Jacek Zieliński (trener Ruchu):
- Spotkanie zakończyło się w sposób tragiczny dla nas. Nie powinniśmy tego meczu przegrać. Prawda jest taka, że podarowaliśmy te punkty Cracovii na własne życzenie. W końcówce niepotrzebnie chcieliśmy holować ten wynik i dowieźć go do końca. Mówiliśmy w szatni, że trzeba szukać szansy do następnego gola, bo wtedy będzie nam się łatwiej grało. Taką jedną mieliśmy, ale jej nie wykorzystaliśmy. W końcówce olbrzymie błędy, dwukrotnie Nowak dobił nas. Po meczu, który zapowiadał się dobrze dla nas i długimi momentami wydawało się, że nie wydarzy się dla nas nic złego, mamy zero punktów.

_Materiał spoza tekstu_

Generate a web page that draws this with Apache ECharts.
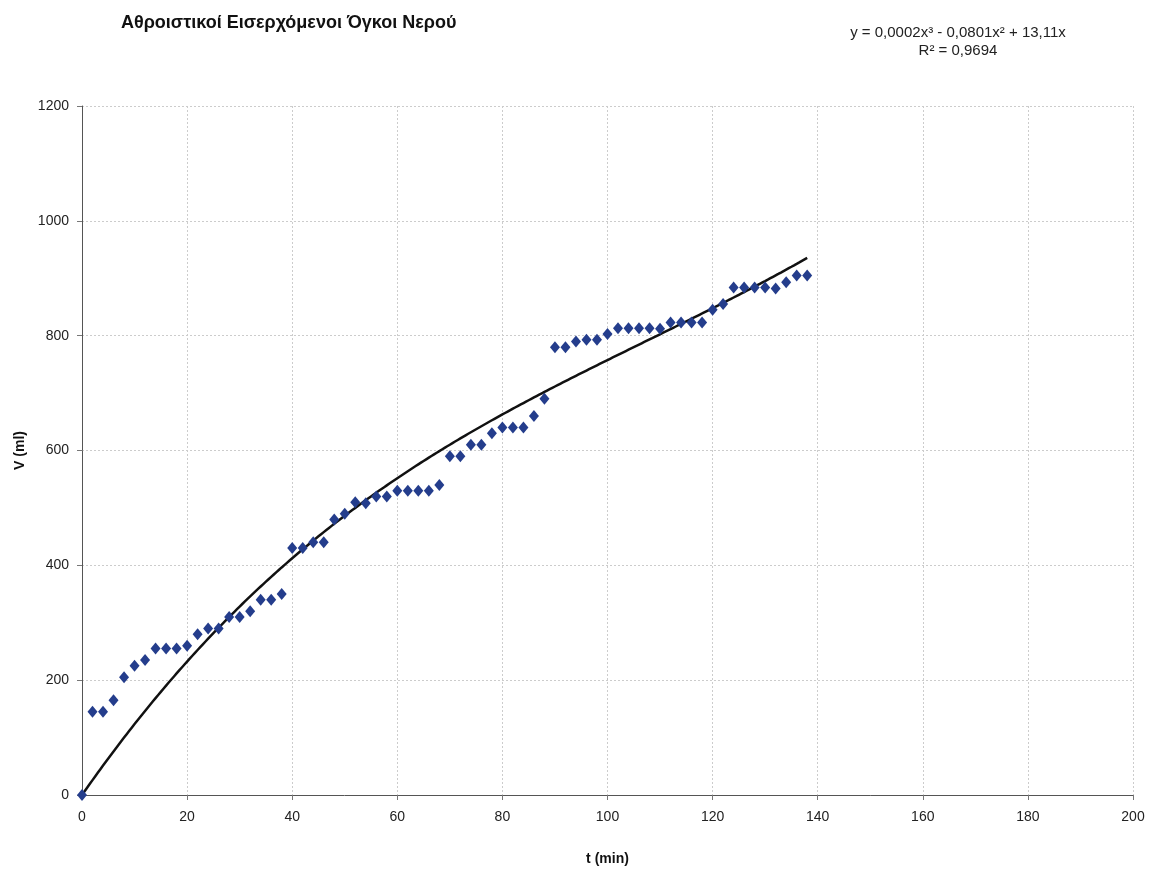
<!DOCTYPE html>
<html>
<head>
<meta charset="utf-8">
<title>Αθροιστικοί Εισερχόμενοι Όγκοι Νερού</title>
<script src="https://cdn.jsdelivr.net/npm/echarts@6/dist/echarts.min.js"></script>
<style>
  html, body { margin: 0; padding: 0; background: #ffffff; }
  #chart { width: 1149px; height: 871px; }
</style>
</head>
<body>
<div id="chart"></div>
<script>
// Cumulative inflow volume measurements: time (min) and volume (ml)
const timeMin = [
  0, 2, 4, 6, 8, 10, 12, 14, 16, 18, 20, 22, 24, 26, 28, 30, 32, 34, 36, 38,
  40, 42, 44, 46, 48, 50, 52, 54, 56, 58, 60, 62, 64, 66, 68, 70, 72, 74, 76, 78,
  80, 82, 84, 86, 88, 90, 92, 94, 96, 98, 100, 102, 104, 106, 108, 110, 112, 114, 116, 118,
  120, 122, 124, 126, 128, 130, 132, 134, 136, 138
];
const volumeMl = [
  0, 145, 145, 165, 205, 225, 235, 255, 255, 255, 260, 280, 290, 290, 310, 310, 320, 340, 340, 350,
  430, 430, 440, 440, 480, 490, 510, 508, 520, 520, 530, 530, 530, 530, 540, 590, 590, 610, 610, 630,
  640, 640, 640, 660, 690, 780, 780, 790, 793, 793, 803, 813, 813, 813, 813, 812, 823, 823, 823, 823,
  845, 855, 884, 884, 884, 884, 882, 893, 905, 905
];

const xTicks = [0, 20, 40, 60, 80, 100, 120, 140, 160, 180, 200];
const yTicks = [0, 200, 400, 600, 800, 1000, 1200];

const titleText = 'Αθροιστικοί Εισερχόμενοι Όγκοι Νερού';
const equationText = 'y = 0,0002x³ - 0,0801x² + 13,11x';
const rSquaredText = 'R² = 0,9694';
const xAxisName = 't (min)';
const yAxisName = 'V (ml)';

// Least-squares cubic through the origin: V = a t³ + b t² + c t
function fitCubicThroughOrigin(xs, ys) {
  const S = [[0, 0, 0], [0, 0, 0], [0, 0, 0]];
  const R = [0, 0, 0];
  for (let i = 0; i < xs.length; i++) {
    const f = [xs[i] ** 3, xs[i] ** 2, xs[i]];
    for (let r = 0; r < 3; r++) {
      R[r] += f[r] * ys[i];
      for (let c = 0; c < 3; c++) S[r][c] += f[r] * f[c];
    }
  }
  // Gaussian elimination
  const M = S.map((row, i) => row.concat([R[i]]));
  for (let p = 0; p < 3; p++) {
    for (let r = p + 1; r < 3; r++) {
      const k = M[r][p] / M[p][p];
      for (let c = p; c < 4; c++) M[r][c] -= k * M[p][c];
    }
  }
  const sol = [0, 0, 0];
  for (let r = 2; r >= 0; r--) {
    let s = M[r][3];
    for (let c = r + 1; c < 3; c++) s -= M[r][c] * sol[c];
    sol[r] = s / M[r][r];
  }
  return sol;
}

const coef = fitCubicThroughOrigin(timeMin, volumeMl);
const tMax = timeMin[timeMin.length - 1];
const trendPoints = [];
for (let k = 0; k <= 276; k++) {
  const t = tMax * k / 276;
  trendPoints.push([t, coef[0] * t ** 3 + coef[1] * t ** 2 + coef[2] * t]);
}

const measured = timeMin.map((t, i) => [t, volumeMl[i]]);

const chart = echarts.init(document.getElementById('chart'), null, { renderer: 'canvas' });
const fontFamily = '"Liberation Sans", Arial, sans-serif';

chart.setOption({
  backgroundColor: '#ffffff',
  animation: false,
  textStyle: { fontFamily: fontFamily },
  grid: { left: 82, right: 16, top: 106, bottom: 74, containLabel: false },
  graphic: [
    {
      type: 'text', left: 121, top: 14,
      style: { text: titleText, font: 'bold 18px ' + fontFamily, fill: '#111111' }
    },
    {
      type: 'text', x: 958, y: 24,
      style: {
        text: equationText + '\n' + rSquaredText,
        font: '15px ' + fontFamily, fill: '#222222',
        align: 'center', lineHeight: 18
      }
    }
  ],
  xAxis: {
    type: 'value',
    min: xTicks[0], max: xTicks[xTicks.length - 1], interval: 20,
    name: xAxisName, nameLocation: 'middle', nameGap: 57, nameMoveOverlap: false,
    nameTextStyle: { fontWeight: 'bold', fontSize: 14, color: '#111111' },
    axisLine: { show: true, onZero: false, lineStyle: { color: '#555555', width: 1 } },
    axisTick: { show: true, length: 5, lineStyle: { color: '#777777' } },
    axisLabel: { fontSize: 14, color: '#222222', margin: 15, formatter: v => String(v) },
    splitLine: { show: true, lineStyle: { color: '#cccccc', type: [2, 2], width: 1 } }
  },
  yAxis: {
    type: 'value',
    min: yTicks[0], max: yTicks[yTicks.length - 1], interval: 200,
    name: yAxisName, nameLocation: 'middle', nameGap: 55, nameRotate: 90, nameMoveOverlap: false,
    nameTextStyle: { fontWeight: 'bold', fontSize: 14, color: '#111111' },
    axisLine: { show: true, lineStyle: { color: '#555555', width: 1 } },
    axisTick: { show: true, length: 5, lineStyle: { color: '#777777' } },
    axisLabel: { fontSize: 14, color: '#222222', margin: 13, formatter: v => String(v) },
    splitLine: { show: true, lineStyle: { color: '#cccccc', type: [2, 2], width: 1 } }
  },
  series: [
    {
      name: 'Πολυωνυμική τάση',
      type: 'line',
      data: trendPoints,
      showSymbol: false,
      smooth: false,
      lineStyle: { color: '#111111', width: 2.5 },
      z: 3
    },
    {
      name: 'V (ml)',
      type: 'scatter',
      data: measured,
      symbol: 'diamond',
      symbolSize: [10, 12],
      itemStyle: { color: '#243d8c', opacity: 1 },
      z: 4
    }
  ]
});
</script>
</body>
</html>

Wojciech Stawowy (trener Cracovii):
- Przede wszystkim chcę pogratulować i podziękować drużynie, że potrafiła dzisiaj w trudnym dla siebie momencie podnieść się i wygrać spotkanie. Cieszę się też dlatego, że to jest nasze pierwsze zwycięstwo w ekstraklasie. Jeśli chodzi o sam przebieg meczu, to przespaliśmy pierwsze 15 minut. Nie chciałbym już oglądać tak grającej Cracovii. Mnożyły się błędy, straty, niedokładne podania. Nie wiem, z czego to wynikało. Później gra wróciła na właściwe tory, ale niewiele z tego wynikało, bo w pierwszej części poza stałymi fragmentami nie stwarzaliśmy sobie żadnych klarownych sytuacji. W drugiej połowie zawodnicy pokazali charakter, klasę. Graliśmy dobrze taktycznie, konsekwentnie, bez nerwów, bez długich piłek "na aferę". To mogło być denerwujące dla tych, którzy myśleli, że będziemy kopać piłkę w kierunku bramki Ruchu. My mamy poukładaną grę i staramy się ją konsekwentnie realizować do samego końca. Cieszę się, bo Dawid Nowak rozpoczął strzelanie bramek, a po to, żeśmy go tutaj ściągali. Wydaje mi się, że to było spotkanie żywe, a nie nudne.